CNN contributor Erick Erickson jumped to deflect criticism from Rep. Todd Akin (R-MO) after Akin said that "legitimate rape" rarely results in pregnancies. In his response, Erickson used a discredited criticism of President Obama.
Asked during a local television interview whether he would keep abortion legal in the case of rape, Akin said:
AKIN: First of all, from what I understand from doctors, that's really rare. If it's a legitimate rape, the female body has ways to try to shut that whole thing down. But let's assume that maybe that didn't work, or something. You know, I think there should be some punishment, but the punishment ought to be on the rapist and not attacking the child.
Akin has subsequently said: "In reviewing my off-the-cuff remarks, it's clear that I misspoke in this interview and it does not reflect the deep empathy I hold for the thousands of women who are raped and abused every year."
Erickson responded to Akin's comments by writing:
Todd Akin, the Republican Senate nominee in Missouri, made an inarticulate and rather dumb statement about rape and abortion on television in Missouri. He subsequently clarified his remarks. Congressman Akin, like many devout Christians, does not believe in a rape exception for abortion.
Erickson later added that he'd "take Todd Akin's inarticulate remarks over an infanticide supporter any day of the week":
Todd Akin was inarticulate. Some are now accusing him of being pro-rape. The people horrid by Todd Akin's remarks are, I'm sure, thrilled to have a President who defended infanticide. I'll take Todd Akin's inarticulate remarks over an infanticide supporter any day of the week.
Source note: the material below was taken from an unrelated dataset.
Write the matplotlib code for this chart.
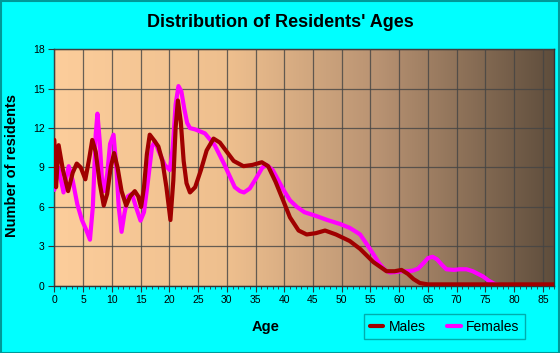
import numpy as np
import matplotlib.pyplot as plt
from matplotlib.colors import LinearSegmentedColormap
from matplotlib.patches import Rectangle

plt.rcParams['font.family'] = ['Liberation Sans', 'DejaVu Sans']

# Males: age -> number of residents
male_age = [0, 0.3, 0.75, 1.5, 2.4, 3.2, 3.9, 4.6, 5.4, 6.0, 6.6, 7.2, 7.9, 8.6, 9.2,
            9.8, 10.4, 11.0, 11.7, 12.5, 13.2, 14.0, 14.6, 15.1, 15.6, 16.1, 16.6,
            17.3, 18.1, 18.8, 19.5, 20.2, 20.7, 21.1, 21.5, 22.0, 22.5, 23.0, 23.6,
            24.5, 25.5, 26.5, 27.7, 28.8, 30.0, 31.2, 32.9, 34.5, 36.1, 37.2, 38.5,
            39.8, 41.0, 42.5, 43.9, 45.5, 47.1, 49.0, 51.4, 53.2, 55.5, 57.8, 59.2,
            60.4, 61.5, 62.5, 63.6, 65, 70, 75, 80, 87]
male_val = [11.1, 7.5, 10.7, 8.8, 7.2, 8.6, 9.3, 9.0, 8.1, 9.5, 11.1, 10.2, 7.8, 6.1, 7.0,
            9.0, 10.1, 9.0, 7.2, 6.1, 6.8, 7.2, 6.8, 6.0, 7.5, 10.0, 11.5,
            11.1, 10.6, 9.5, 7.5, 5.0, 8.0, 12.0, 14.1, 12.5, 9.5, 7.8, 7.1,
            7.5, 8.8, 10.3, 11.2, 10.9, 10.2, 9.5, 9.1, 9.2, 9.4, 9.1, 7.9,
            6.5, 5.2, 4.2, 3.9, 4.0, 4.2, 3.9, 3.4, 2.8, 1.8, 1.1, 1.1,
            1.2, 0.9, 0.5, 0.2, 0.1, 0.1, 0.1, 0.1, 0.1]

# Females
female_age = [0, 0.7, 1.6, 2.5, 3.2, 4.0, 4.8, 5.5, 6.2, 6.7, 7.2, 7.5, 7.9, 8.3, 8.7,
              9.2, 9.7, 10.3, 10.8, 11.2, 11.7, 12.2, 12.8, 13.5, 14.2, 15.0, 15.6,
              16.3, 17.0, 17.5, 18.2, 19.2, 20.1, 20.6, 21.1, 21.6, 22.1, 22.6, 23.1,
              23.6, 24.5, 26.2, 27.9, 29.5, 31.4, 32.3, 33.0, 34.0, 35.0, 36.2, 36.9,
              38.0, 39.0, 40.0, 41.0, 42.2, 43.5, 45.6, 47.5, 49.7, 51.4, 52.5, 53.2,
              54.3, 55.5, 56.5, 57.5, 58.4, 59.5, 60.5, 61.5, 62.4, 63.3, 64.2, 65.0,
              65.8, 66.6, 67.4, 68.2, 69.5, 70.5, 71.7, 72.8, 73.7, 74.6, 75.5, 76.5,
              77.5]
female_val = [7.3, 9.0, 7.1, 9.1, 8.0, 6.2, 5.0, 4.3, 3.5, 6.0, 11.5, 13.1, 11.0, 8.0, 7.2,
              8.5, 10.8, 11.5, 9.0, 6.0, 4.1, 5.5, 6.8, 7.0, 6.0, 4.95, 5.6,
              8.0, 10.6, 11.0, 10.2, 9.2, 8.8, 10.5, 13.8, 15.2, 14.8, 13.5, 12.4,
              12.0, 11.9, 11.6, 10.7, 9.3, 7.5, 7.2, 7.1, 7.4, 8.1, 9.0, 9.2,
              8.8, 8.0, 7.2, 6.5, 6.0, 5.6, 5.3, 5.0, 4.7, 4.4, 4.1, 3.9,
              3.2, 2.4, 1.7, 1.2, 1.0, 1.05, 1.1, 1.1, 1.15, 1.3, 1.7, 2.1,
              2.2, 2.0, 1.6, 1.25, 1.2, 1.25, 1.25, 1.1, 0.9, 0.7, 0.4, 0.15,
              0.05]

x_ticks = list(range(0, 90, 5))
y_ticks = [0, 3, 6, 9, 12, 15, 18]

fig = plt.figure(figsize=(5.6, 3.53), dpi=100, facecolor='#00FFFF')
fig.patches.append(Rectangle((0.001, 0.001), 0.997, 0.996, transform=fig.transFigure,
                             fill=False, edgecolor='#009999', linewidth=1.5))
ax = fig.add_axes([0.097, 0.1907, 0.893, 0.6696])

# background gradient
cmap = LinearSegmentedColormap.from_list('bg', [(0.0, '#FCCD9B'), (0.35, '#EEBF8E'),
                                                (0.65, '#B89272'), (1.0, '#5E4D3C')])
grad = np.linspace(0, 1, 256).reshape(1, -1)
ax.imshow(grad, cmap=cmap, extent=[0, 87, 0, 18], aspect='auto', zorder=0)

ax.plot(female_age, female_val, color='#FF00FF', lw=3, solid_joinstyle='round',
        solid_capstyle='round', label='Females', zorder=3)
ax.plot(male_age, male_val, color='#A00000', lw=3, solid_joinstyle='round',
        solid_capstyle='round', label='Males', zorder=4)

ax.set_xlim(0, 87)
ax.set_ylim(0, 18)
ax.set_xticks(x_ticks)
ax.set_xticks(range(0, 88), minor=True)
ax.set_yticks(y_ticks)
ax.grid(True, color='#444444', lw=0.9, alpha=0.8, zorder=1)
ax.set_axisbelow(False)
for s in ax.spines.values():
    s.set_color('#333333')
    s.set_linewidth(1)
ax.tick_params(axis='both', which='major', labelsize=7.5, length=4, color='#333333', pad=3)
ax.tick_params(axis='x', which='minor', length=2.5, color='#333333')

fig.text(0.5, 0.935, "Distribution of Residents' Ages", ha='center', va='center',
         fontsize=13, fontweight='bold')
fig.text(0.475, 0.073, 'Age', ha='center', va='center', fontsize=10.5, fontweight='bold')
fig.text(0.022, 0.53, 'Number of residents', ha='center', va='center', rotation=90,
         fontsize=10.5, fontweight='bold')

h, l = ax.get_legend_handles_labels()
leg = fig.legend(h[::-1], l[::-1], loc='center', bbox_to_anchor=(0.794, 0.074), ncol=2,
                 frameon=True, fancybox=False, fontsize=10, handlelength=1.0,
                 columnspacing=1.5, handletextpad=0.4, borderpad=0.4)
leg.get_frame().set_facecolor('#00FFFF')
leg.get_frame().set_edgecolor('#009999')
leg.get_frame().set_linewidth(1)

fig.savefig('out.png', dpi=100, facecolor=fig.get_facecolor())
And no, this is not hyperbole. President Obama was the only member of the Illinois State Senate to speak in favor of the position that a child who survives an abortion and fully exits the womb can still be killed by the abortionist.
By using the term "infanticide supporter," Erickson was referencing a long-discredited claim that President Obama once took a pro-infanticide position.
CNN contributor Dana Loesch also defended Akin yesterday on Twitter, writing that. "Akin was trying to fit medical explanation into a soundbite."
However, CNN itself has reported that 5 percent of rapes lead to pregnancy:
Statistics on pregnancies that result from rape are difficult to produce, since rape is a crime that often goes unreported. The Rape, Abuse & Incest National Network, along with Planned Parenthood, each estimate that 5% of rapes lead to pregnancy. A 1996 study from the Medical University of South Carolina found the same percentage, adding that 32,101 pregnancies occurred annually from rape.